A patio can be a lovely addition to your home. It gives you another room without the expense of building walls. It can give you privacy as well and a way to commune with nature while still having the comforts of home close at hand.
Use graph paper to draw the dimensions of your patio and where it should be in relation to your house. Try to pick a fairly flat location that's free of trees to save yourself the expense of cutting one down or the frustration of trying to work around it. This step can save you a lot of money up-front.
Consider Your Expenses
A typical patio is about 25 by 25 feet. This requires 25 bags of concrete. Beyond that you need a wheel barrow, concrete mixer, lumber for a concrete form, rebar (installed every two feet across and up and down), a concrete trowel, screed, plastic sheeting, wire, gravel, and a garden hose. The good news is that you don't have to buy the concrete mixer or the concrete tools--you can rent them from a hardware store or equipment rental store. The shovel you already have, and probably a garden hose and even a wheelbarrow.
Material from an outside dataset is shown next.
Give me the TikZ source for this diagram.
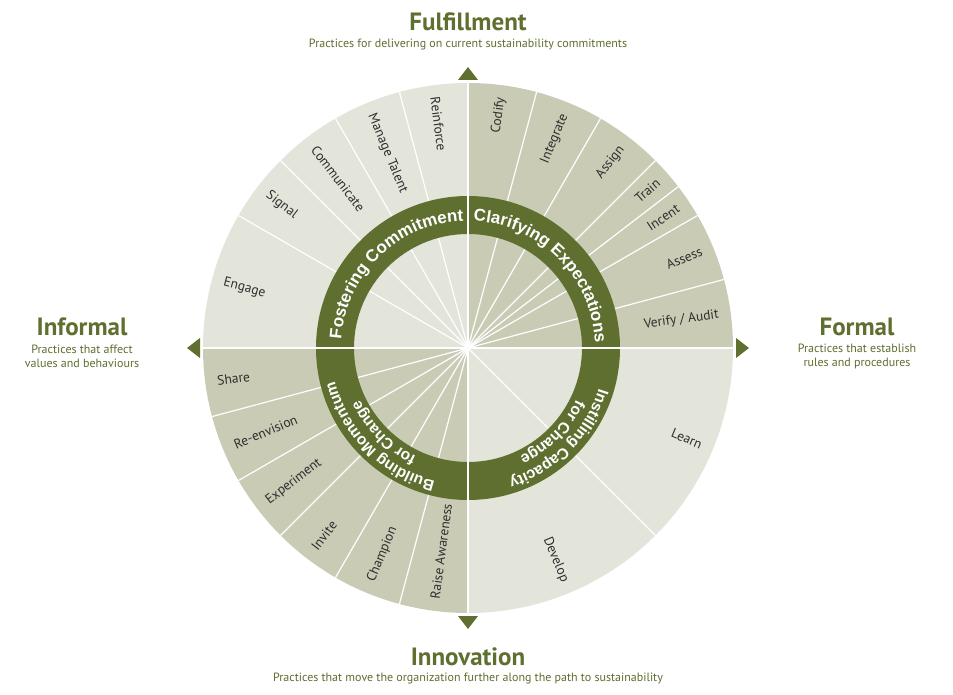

The lumber does not have to be of the finest quality, which can save you money, and the gravel does not have to be high grade. A basic push broom should be added to the to-buy list. The biggest savings will be in labor--if you and your family do the work yourself.
Do It Once, Do It Right
Take into account where you live. This could result in the biggest savings, because if you lay the concrete patio correctly the first time, you won't have to do it again. If you live in a part of the country where frost is a concern, you need to dig down at least six inches when you excavate, to get below the frost line. Adding the gravel helps not only to improve drainage, but also to allow for a little flex. Combine that with the rebar, and you have a patio that will hold up to weather conditions for a long time.